Idol A by Mitsuru Adachi
Art and story (c) Mitsuru Adachi |
Genre: Shonen, Sports
Length: One Volume – 6 Chapters
This art style is one of the more simplistic types of art (and probably most famously
represented by Ranma ½) with characters with rounded faces and oval eyes. Its not that there isn't variation, there is plenty, I'm just generalizing here due. The hair is solid black, and either flat edged or with messy spikes. The clothing tends to be a little baggy. There's nothing offensive about it, either, it can be boring if you don't like it, though. This particular mangaka's work I found lackluster in many ways so I find it hard to praise the art.
Two childhood friends with the same huge secret. One is a gravure idol of increasing popularity. One is a rising star of baseball with dreams of being a professional.
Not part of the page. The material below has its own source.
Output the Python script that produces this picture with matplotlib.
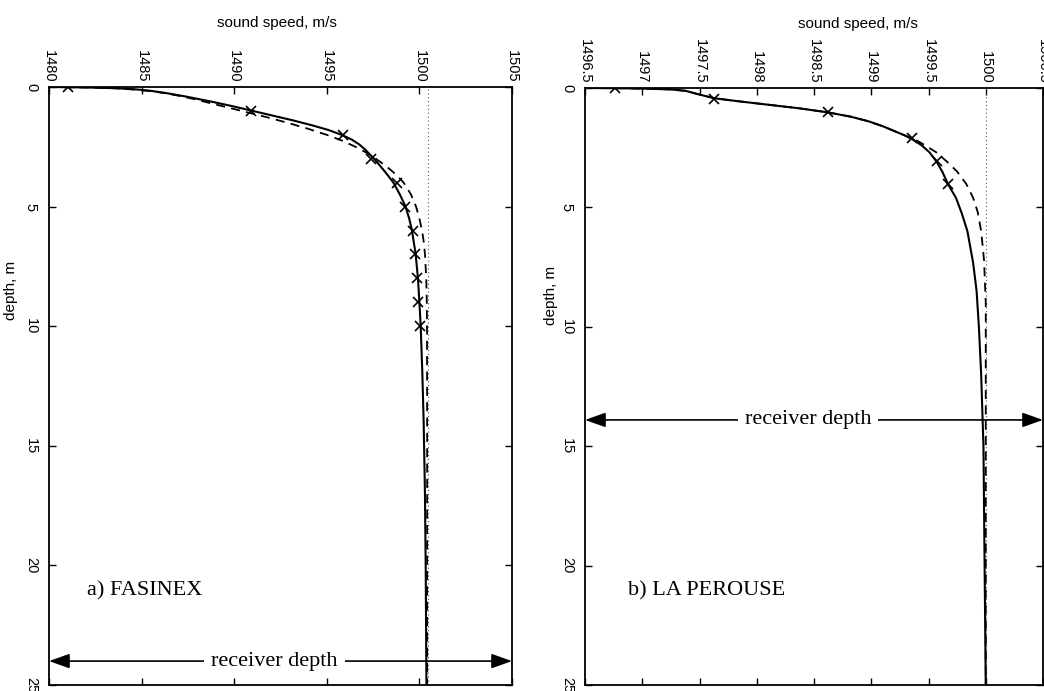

The problem is, the idol and the baseball player are one in the same, and, only because he looks the same as her, the other is made to switch places whenever the girl needs to be in two places at once. Will they be found out now that high school is over and she's been drafted onto a professional baseball team?
Uhg, this manga lost me right at the beginning by skipping over the setup in the most confusing way possible. The story itself seems interesting, so why skip over the part where you get to know the two main characters before they are knee deep in a cross dressing act? I honestly can't get past that point, the long winded explanation in the place of actually showing this integral plot point is hard to digest first thing. In fact, I found the
entire manga too be very wordy to the point that I just moved as fast as I could through it. I've read another manga by this mangaka, a manga I physically owned, but found it hard to read through for the exact same reason. Be warned, much more nitpicking follows, as well. There's really no getting to know the characters at all after the beginning, either. You see them switch places and share a few words but they are only ever doing their jobs. Meaning, there's no sense that the two will ever get together or that they are even friends. Why is the male character staying in this relationship at all, sure he likes the girl and wants her to have her dream, but she doesn't seem grateful to him at all. Not that she isn't, but that you don't get to see any kind of internal processes of either characters or of anyone around them. There's no sort of ending either, though I think it wasn't picked up for a second volume or something, but that isn't the author's only problem in this story, it just adds to the piles of frustrations I already had. There's nothing to lead a reader from one chapter to the next. There's no sense of danger or of failure, its basically 'of course she'll do really well playing baseball' and 'he'll nervously pretend right now because he hasn't done so in a few pages' but nothing really plot oriented in how they can mature or improve. Continuing or not, there wasn't enough set up to get me to like the story or the characters that make up it. No real conflict, only gag-like incidents, glimmering a bit of humor that never goes anywhere. Now that I have finished reading this, and I have to write a review, I'm properly mad. It wasted my time. Don't waste yours.
1/5 I don't see even a little bit of appeal here.